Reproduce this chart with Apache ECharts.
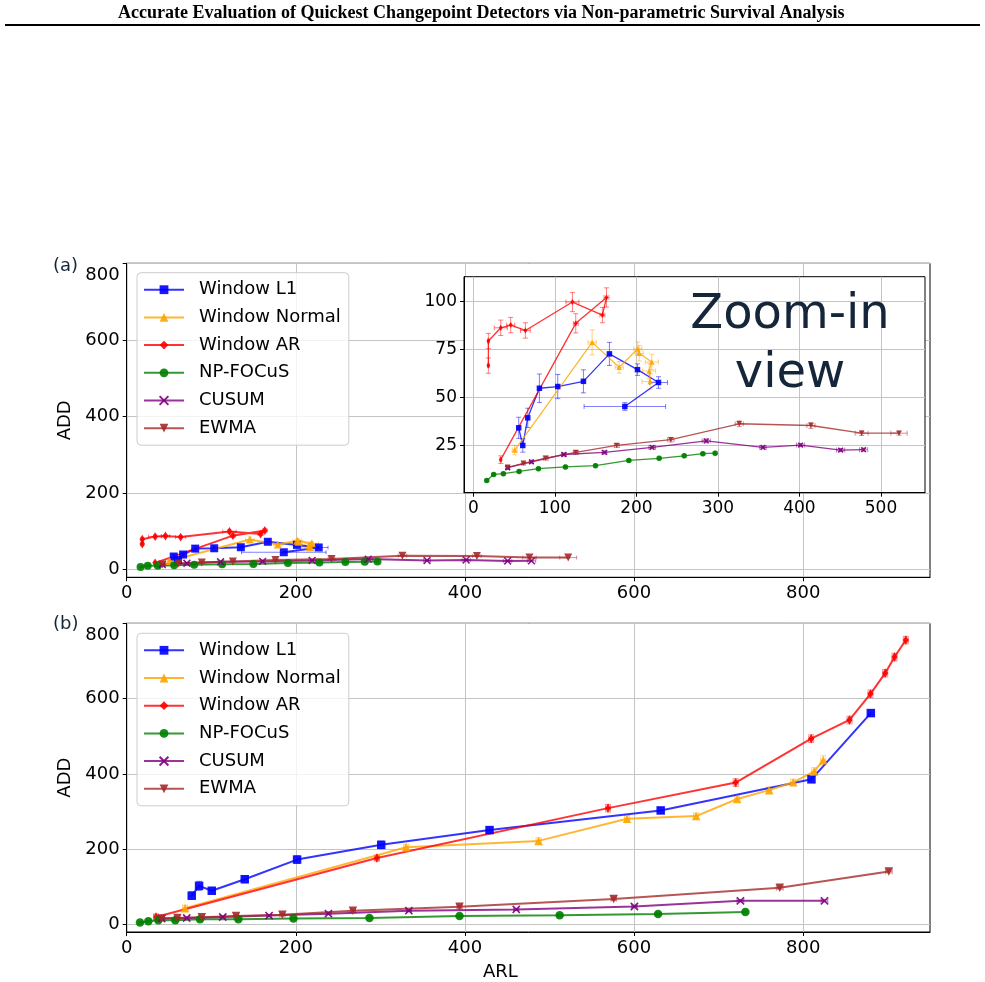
<!DOCTYPE html>
<html><head><meta charset="utf-8">
<script src="https://cdn.jsdelivr.net/npm/echarts@6/dist/echarts.min.js"></script>
<style>html,body{margin:0;padding:0;background:#fff}#c{width:985px;height:982px}</style>
</head><body><div id="c"></div>
<script>
// ---------------- DATA ----------------
const seriesNames = ['Window L1','Window Normal','Window AR','NP-FOCuS','CUSUM','EWMA'];
const xTicksMain = [0,200,400,600,800];
const yTicksMain = [0,200,400,600,800];
const xTicksInset = [0,100,200,300,400,500];
const yTicksInset = [25,50,75,100];

// Panel (a) (also the zoom-in inset): [ARL, ADD]
const aL1     = [[55.6,34.3],[60.6,25.1],[66.7,39.5],[81.0,54.9],[103.5,55.8],[135.0,58.5],[166.9,72.8],[201.3,64.6],[227.1,57.9],[185.8,45.4]];
const aL1Err  = [[1,5.5],[1,3.5],[1,5],[1,7.4],[1,6.3],[2,6],[2,6],[2,3],[11,3],[50,2]];
const aNorm   = [[50.7,22.7],[145.7,78.8],[178.8,65.8],[201.7,75.5],[203.4,73.1],[218.9,68.6],[215.6,63.9],[216.9,58.4]];
const aNormErr= [[3,2.5],[5,6.5],[5,3],[5,3.5],[5,4],[8,4],[8,4],[10,4]];
const aAR     = [[18.4,66.7],[18.4,79.5],[33.6,86.4],[45.8,87.8],[63.8,85.0],[121.5,99.8],[158.3,93.0],[163.3,102.2],[125.6,88.7],[33.6,17.7]];
const aARErr  = [[1,4],[1,4],[8,4],[5,4],[6,4],[8,5],[3,4],[3,5],[3,5],[1,2]];
const aFocus  = [[16.4,6.8],[24.9,10.0],[36.8,10.4],[56.1,11.6],[79.8,13.0],[112.9,13.9],[149.8,14.6],[190.7,17.3],[227.9,18.4],[258.6,19.7],[281.5,20.8],[296.6,21.1]];
const aFocusErr=[[1,0.6],[1,0.6],[1,0.6],[1,0.6],[1,0.6],[1,0.6],[1,0.6],[1,0.6],[1,0.6],[1,0.6],[1,0.6],[1,0.6]];
const aCusum  = [[42.1,13.5],[71.2,16.6],[111.0,20.4],[160.8,21.5],[219.3,24.1],[285.6,27.5],[355.2,24.1],[401.4,25.3],[450.5,22.7],[478.7,22.9]];
const aCusumErr=[[2,0.8],[2,0.8],[3,0.8],[3,0.8],[4,0.8],[5,1],[4,0.8],[5,0.8],[5,0.8],[5,0.8]];
const aEwma   = [[42.1,13.7],[61.4,15.8],[88.8,18.5],[125.6,21.5],[175.9,25.1],[242.2,28.1],[326.1,36.4],[414.1,35.5],[476.3,31.5],[522.1,31.5]];
const aEwmaErr= [[2,0.8],[2,0.8],[3,1],[3,1],[3,1],[4,1.2],[5,1.5],[5,1.5],[8,1.2],[10,1]];

// Panel (b): [ARL, ADD]
const bL1     = [[76.9,76.5],[85.6,102.6],[100.6,89.6],[139.6,120.1],[201.5,172.4],[301,211.5],[429.1,250.7],[631.5,302.9],[809.8,385.5],[880,561.5]];
const bL1Err  = [[3,10],[3,12],[3,8],[3,9],[3,10],[3,10],[3,8],[3,8],[3,8],[3,8]];
const bNorm   = [[69,43.4],[330.5,205.3],[487.1,222],[591.7,281],[673.4,288],[721.9,333.2],[759.8,356.8],[788.2,377.6],[813,406.4],[823.7,436.1]];
const bNormErr= [[3,8],[3,8],[3,8],[3,8],[3,8],[3,8],[3,8],[3,8],[3,10],[3,12]];
const bAR     = [[34.7,19.9],[295.9,176.5],[569.2,309],[720.2,376.9],[809.5,493.6],[854.8,543.2],[879.6,612.7],[897,667.5],[908,710.4],[921.4,755.5]];
const bARErr  = [[3,8],[3,8],[3,10],[3,10],[3,10],[3,10],[3,10],[3,10],[3,10],[3,10]];
const bFocus  = [[15.7,5.2],[25.6,8.6],[37.4,11.2],[57.5,11.2],[86.7,13.8],[132.1,13.8],[197.2,15.7],[287.1,17.2],[393.6,22.5],[512,24.3],[628.4,27.7],[731.7,32.9]];
const bFocusErr=[[2,3],[2,3],[2,3],[2,3],[2,3],[2,3],[2,3],[2,3],[2,3],[2,3],[2,3],[2,3]];
const bCusum  = [[41.4,15.7],[71,17.2],[113.6,19.9],[168.4,23.5],[238.6,28.7],[333.7,36.6],[460.7,40],[600.4,47.8],[725.8,62.7],[825.2,62.7]];
const bCusumErr=[[3,3],[3,3],[3,3],[3,3],[3,3],[3,3],[3,3],[3,3],[4,3],[4,3]];
const bEwma   = [[41.4,15.7],[59.9,17.2],[88.8,19],[129.3,22.5],[184.1,26.1],[267.5,36.6],[393.6,47],[575.9,67.9],[772.3,97.4],[901.3,141]];
const bEwmaErr= [[3,3],[3,3],[3,3],[3,3],[3,3],[3,4],[3,4],[3,4],[4,4],[4,4]];

// ---------------- STYLE ----------------
const colors  = ['#0000ff','#ffa500','#ff0000','#008000','#800080','#a52a2a'];
const symbols = ['rect','triangle','diamond','circle','path://M0,0L10,10M10,0L0,10','triangle'];
const rotates = [0,0,0,0,0,180];
const FONT = 'DejaVu Sans';
const INK = '#16263a';

const panelA = [[aL1,aL1Err],[aNorm,aNormErr],[aAR,aARErr],[aFocus,aFocusErr],[aCusum,aCusumErr],[aEwma,aEwmaErr]];
const panelB = [[bL1,bL1Err],[bNorm,bNormErr],[bAR,bARErr],[bFocus,bFocusErr],[bCusum,bCusumErr],[bEwma,bEwmaErr]];

function symSize(i, s){
  if (i===2) return [s*0.7, s*1.1];
  if (i===4) return s*0.85;
  return s;
}
function lineSeries(i, pts, axisIdx, s, lw, z){
  return {
    type:'line', name:seriesNames[i], xAxisIndex:axisIdx, yAxisIndex:axisIdx, z:z,
    data:pts, showSymbol:true, symbol:symbols[i], symbolSize:symSize(i,s), symbolRotate:rotates[i],
    lineStyle:{color:colors[i], width:lw, opacity:0.8},
    itemStyle:{color:colors[i], borderColor:colors[i], borderWidth:i===4?1.6:0, opacity:0.9},
    emphasis:{disabled:true}, animation:false, clip:false
  };
}
function errSeries(i, pts, errs, axisIdx, cap, z){
  const col = colors[i];
  return {
    type:'custom', name:'err'+i, xAxisIndex:axisIdx, yAxisIndex:axisIdx, z:z, silent:true,
    data: pts.map((p,k)=>[p[0],p[1],errs[k][0],errs[k][1]]),
    encode:{x:0,y:1}, animation:false,
    renderItem(params, api){
      const x=api.value(0), y=api.value(1), ex=api.value(2), ey=api.value(3);
      const t=api.coord([x,y+ey]), b=api.coord([x,y-ey]), l=api.coord([x-ex,y]), r=api.coord([x+ex,y]);
      const st=()=>({stroke:col, lineWidth:1, opacity:0.5});
      const L=(x1,y1,x2,y2)=>({type:'line', shape:{x1,y1,x2,y2}, style:st()});
      return {type:'group', children:[
        L(t[0],t[1],b[0],b[1]), L(t[0]-cap,t[1],t[0]+cap,t[1]), L(b[0]-cap,b[1],b[0]+cap,b[1]),
        L(l[0],l[1],r[0],r[1]), L(l[0],l[1]-cap,l[0],l[1]+cap), L(r[0],r[1]-cap,r[0],r[1]+cap)
      ]};
    }
  };
}
function xAxis(gi, min, max, ticks, fs, z, name){
  return {
    type:'value', gridIndex:gi, min, max, z,
    name: name||'', nameLocation:'middle', nameGap:31,
    nameTextStyle:{fontSize:18, fontFamily:FONT, color:'#000', padding:[0,56,0,0]},
    axisLine:{show:true, onZero:false, lineStyle:{color:'#000', width:1}},
    axisTick:{show:true, inside:false, length:4, lineStyle:{color:'#000'}, customValues:ticks},
    axisLabel:{customValues:ticks, color:'#000', fontSize:fs, fontFamily:FONT, margin:7},
    splitLine:{show:true, lineStyle:{color:'#c4c4c4', width:1}}
  };
}
function yAxis(gi, min, max, ticks, fs, z, name, shiftTop){
  return {
    type:'value', gridIndex:gi, min, max, z,
    name: name||'', nameLocation:'middle', nameGap:50, nameRotate:90,
    nameTextStyle:{fontSize:18, fontFamily:FONT, color:'#000'},
    axisLine:{show:true, onZero:false, lineStyle:{color:'#000', width:1}},
    axisTick:{show:true, inside:false, length:4, lineStyle:{color:'#000'}, customValues:ticks},
    axisLabel:{customValues:ticks, color:'#000', fontSize:fs, fontFamily:FONT, margin:7,
      formatter: v => (shiftTop && v===ticks[ticks.length-1]) ? '{s|'+v+'}' : String(v),
      rich:{s:{fontSize:fs, fontFamily:FONT, color:'#000', padding:[24,0,0,0]}}},
    splitLine:{show:true, lineStyle:{color:'#c4c4c4', width:1}}
  };
}
function legend(top){
  return {
    data: seriesNames, orient:'vertical', left:137, top:top,
    itemWidth:40, itemHeight:11, itemGap:9.7, padding:[8,8,8,6],
    backgroundColor:'rgba(255,255,255,0.8)', borderColor:'#cccccc', borderWidth:1, borderRadius:4,
    textStyle:{fontSize:18, fontFamily:FONT, color:'#000', lineHeight:18, padding:[0,0,0,10]},
    selectedMode:false
  };
}

const series = [];
panelA.forEach(([p,e],i)=>{ series.push(errSeries(i,p,e,0,2,2)); series.push(lineSeries(i,p,0,8,2,3)); });
panelA.forEach(([p,e],i)=>{ series.push(errSeries(i,p,e,1,2.5,8)); series.push(lineSeries(i,p,1,5.5,1.3,9)); });
panelB.forEach(([p,e],i)=>{ series.push(errSeries(i,p,e,2,3,2)); series.push(lineSeries(i,p,2,8.5,2,3)); });

const option = {
  animation:false,
  backgroundColor:'#fff',
  title:{text:'Accurate Evaluation of Quickest Changepoint Detectors via Non-parametric Survival Analysis',
    left:118, top:4, padding:0,
    textStyle:{fontFamily:'Liberation Serif', fontWeight:'bold', fontSize:18, color:'#000'}},
  grid:[
    {left:126.7, top:263.3, width:803.3, height:314, show:true, borderColor:'#000', borderWidth:1, backgroundColor:'#fff', z:0},
    {left:464, top:276.7, width:461, height:216, show:true, borderColor:'#000', borderWidth:1, backgroundColor:'#fff', z:5},
    {left:126.7, top:623.3, width:803.3, height:314, show:true, borderColor:'#000', borderWidth:1, backgroundColor:'#fff', z:0}
  ],
  xAxis:[
    xAxis(0, 0, 950, xTicksMain, 18, 0),
    xAxis(1, -11.5, 554, xTicksInset, 17, 6),
    xAxis(2, 0, 950, xTicksMain, 18, 0, 'ARL')
  ],
  yAxis:[
    yAxis(0, -20, 800, yTicksMain, 18, 0, 'ADD', true),
    yAxis(1, 0.5, 113, yTicksInset, 17, 6, '', false),
    yAxis(2, -20, 800, yTicksMain, 18, 0, 'ADD', true)
  ],
  legend:[legend(272.7), legend(633.3)],
  graphic:[
    {type:'line', shape:{x1:5,y1:25,x2:980,y2:25}, style:{stroke:'#000', lineWidth:2}, z:10},
    {type:'text', x:53, y:266, z:10, style:{text:'(a)', fontSize:18, fontFamily:FONT, fill:INK, textVerticalAlign:'middle'}},
    {type:'text', x:53, y:624, z:10, style:{text:'(b)', fontSize:18, fontFamily:FONT, fill:INK, textVerticalAlign:'middle'}},
    {type:'text', x:790, y:345, z:20, style:{text:'Zoom-in\nview', fontSize:48, lineHeight:59, fontFamily:FONT, fill:INK, textAlign:'center', textVerticalAlign:'middle'}}
  ],
  series: series
};
const chart = echarts.init(document.getElementById('c'), null, {renderer:'canvas'});
chart.setOption(option);
</script></body></html>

■ ■ ■

> **WHAT THIS TASK INVOLVES**
Leave the pictures out and please restate exactly the lines running from the start of the material through the one with "const yTicksInset = [25,50,75,100];".

> **CORRECT RESULT**
Reproduce this chart with Apache ECharts.
<!DOCTYPE html>
<html><head><meta charset="utf-8">
<script src="https://cdn.jsdelivr.net/npm/echarts@6/dist/echarts.min.js"></script>
<style>html,body{margin:0;padding:0;background:#fff}#c{width:985px;height:982px}</style>
</head><body><div id="c"></div>
<script>
// ---------------- DATA ----------------
const seriesNames = ['Window L1','Window Normal','Window AR','NP-FOCuS','CUSUM','EWMA'];
const xTicksMain = [0,200,400,600,800];
const yTicksMain = [0,200,400,600,800];
const xTicksInset = [0,100,200,300,400,500];
const yTicksInset = [25,50,75,100];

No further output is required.